GENEVA, May 19 (Xinhua) -- A United Nations report released on Friday shows that violations and abuses against civilians from both sides of the conflict in South Sudan may "amount to war crimes or crimes against humanity."
As the result of an in-depth UN investigation in and around Yei town, some 150 km southwest of the capital city Juba, the report exposes cases of indiscriminate shelling of civilians; targeted killings; looting and burning of civilian property and cases of sexual violence perpetrated against women and girls.
According to the report, until recently, Yei was largely a peaceful town, with between 200,000 and 300,000 residents of many different ethnicities.

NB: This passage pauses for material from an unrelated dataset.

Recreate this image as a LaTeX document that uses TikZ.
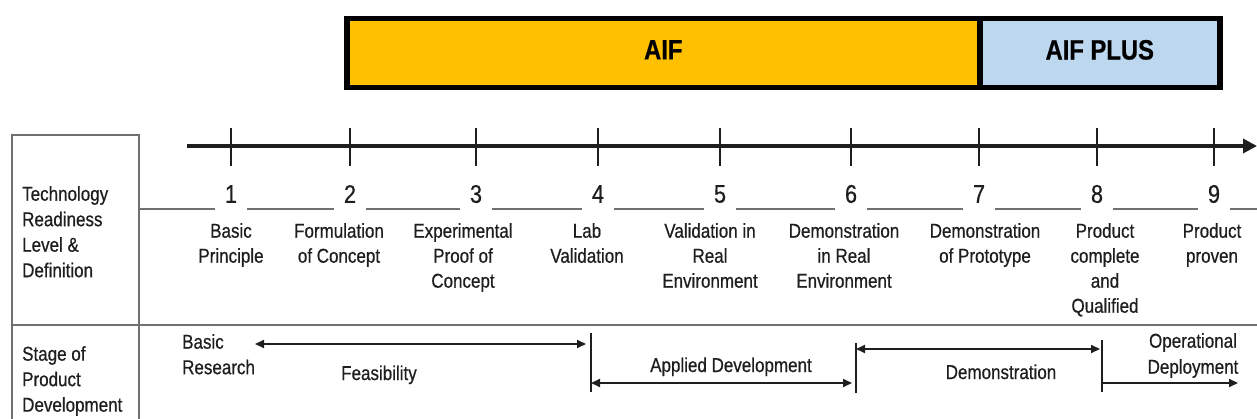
\documentclass[tikz,border=0pt]{standalone}
\usepackage{fontspec}
\setmainfont{Liberation Sans}[FakeStretch=0.85, FakeBold=0.6]
\usetikzlibrary{arrows.meta}
\definecolor{aif}{HTML}{FFC000}
\definecolor{aifplus}{HTML}{BDD7EE}
\definecolor{ink}{HTML}{1E1E1E}
\definecolor{rulec}{HTML}{707070}
\begin{document}
\begin{tikzpicture}[x=1pt,y=-1pt,
  lbl/.style={font=\fontsize{20}{25}\selectfont, text=ink, inner sep=0pt, align=center, anchor=north},
  lbll/.style={font=\fontsize{20}{25.5}\selectfont, text=ink, inner sep=0pt, align=left, anchor=north west},
  num/.style={font=\fontsize{25.5}{30}\selectfont, text=ink, inner sep=0pt, minimum width=31pt},
  topbox/.style={draw=black, line width=5.5pt, inner sep=0pt, anchor=north west, minimum height=69pt,
     text depth=7pt, font=\fontsize{28}{32}\selectfont\bfseries, text=black},
  rulel/.style={draw=rulec, line width=1.5pt},
  sepl/.style={draw=ink, line width=2pt},
  arr/.style={draw=ink, line width=1.8pt, >={Triangle[length=9pt,width=8pt]}},
  tick/.style={draw=ink, line width=2.2pt}]
\useasboundingbox (0,0) rectangle (1257,419);

% top boxes
\node[topbox, fill=aif, minimum width=633pt] (aif) at (344,16) {AIF};
\node[topbox, fill=aifplus, minimum width=240pt] (aifplus) at (977,16) {AIF PLUS};

% table frame
\draw[rulel] (12,419) -- (12,135) -- (139,135) -- (139,419);
\draw[rulel] (12,325) -- (1257,325);

% axis
\coordinate (ax0) at (187,146);
\coordinate (ax1) at (1257,146);
\draw[draw=ink, line width=4.5pt, -{Triangle[length=14pt,width=14pt]}] (ax0) -- (ax1);

% ticks and numbers
\foreach \i/\x in {1/231,2/350,3/476,4/598,5/720,6/851,7/979,8/1097,9/1214}{
  \draw[tick] (\x,128) -- (\x,166);
  \node[num] (n\i) at (\x,194) {\i};
}

% thin line with gaps
\coordinate (r0) at (139,209);
\coordinate (r9) at (1257,209);
\draw[rulel] (r0) -- (r0 -| n1.west);
\foreach \i/\j in {1/2,2/3,3/4,4/5,5/6,6/7,7/8,8/9}{
  \draw[rulel] (n\i.east |- r0) -- (n\j.west |- r0);
}
\draw[rulel] (n9.east |- r0) -- (r9);

% left column labels
\node[lbll] (trl) at (22,186) {Technology\\Readiness\\Level \&\\Definition};
\node[lbll] (spd) at (22,346) {Stage of\\Product\\Development};

% definitions
\node[lbl] (d1) at (231,223) {Basic\\Principle};
\node[lbl] (d2) at (339,223) {Formulation\\of Concept};
\node[lbl] (d3) at (463,223) {Experimental\\Proof of\\Concept};
\node[lbl] (d4) at (587,223) {Lab\\Validation};
\node[lbl] (d5) at (710,223) {Validation in\\Real\\Environment};
\node[lbl] (d6) at (844,223) {Demonstration\\in Real\\Environment};
\node[lbl] (d7) at (985,223) {Demonstration\\of Prototype};
\node[lbl] (d8) at (1105,223) {Product\\complete\\and\\Qualified};
\node[lbl] (d9) at (1212,223) {Product\\proven};

% stages
\node[lbll] (basic) at (182,334) {Basic\\Research};
\coordinate (fa) at (255,344);
\coordinate (fb) at (586,344);
\draw[arr, <->] (fa) -- (fb);
\node[lbl, anchor=base] (feas) at (379,380) {Feasibility};

\coordinate (s1t) at (591,333);
\coordinate (s1b) at (591,392);
\draw[sepl] (s1t) -- (s1b);
\coordinate (aa) at (591,383);
\coordinate (ab) at (852,383);
\draw[arr, <->] (aa) -- (ab);
\node[lbl, anchor=base] (appl) at (731,372) {Applied Development};

\coordinate (s2t) at (856,343);
\coordinate (s2b) at (856,393);
\draw[sepl] (s2t) -- (s2b);
\coordinate (da) at (856,349);
\coordinate (db) at (1100,349);
\draw[arr, <->] (da) -- (db);
\node[lbl, anchor=base] (demo) at (1001,379) {Demonstration};

\coordinate (s3t) at (1102,340);
\coordinate (s3b) at (1102,392);
\draw[sepl] (s3t) -- (s3b);
\coordinate (oa) at (1102,383);
\coordinate (ob) at (1238,383);
\draw[arr, ->] (oa) -- (ob);
\node[lbl, font=\fontsize{20}{26}\selectfont] (oper) at (1193,333) {Operational\\Deployment};
\end{tikzpicture}
\end{document}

In July 2016, violence erupted between government and opposition forces, which led to the departure of opposition leader Riek Machar together with a small group of followers across the Equatorias, into the Democratic Republic of Congo. As government forces pursued him, fighting simultaneously broke out along the route, particularly in Yei.
This violence fuelled strong divisions along ethnic lines and resulted in targeted killings, arrests, rapes and mass civilian displacement of more than half of the population of the town.
Satellite imagery used to corroborate allegations shows that there was widespread burning of homes and businesses, resulting in the forcible displacement of tens of thousands of civilians.
Even as people fled the violence, reports suggest that they were harassed, robbed and targeted.
The report was conducted by the Human Rights Division of the United Nations Mission in South Sudan and the UN Human Rights Office.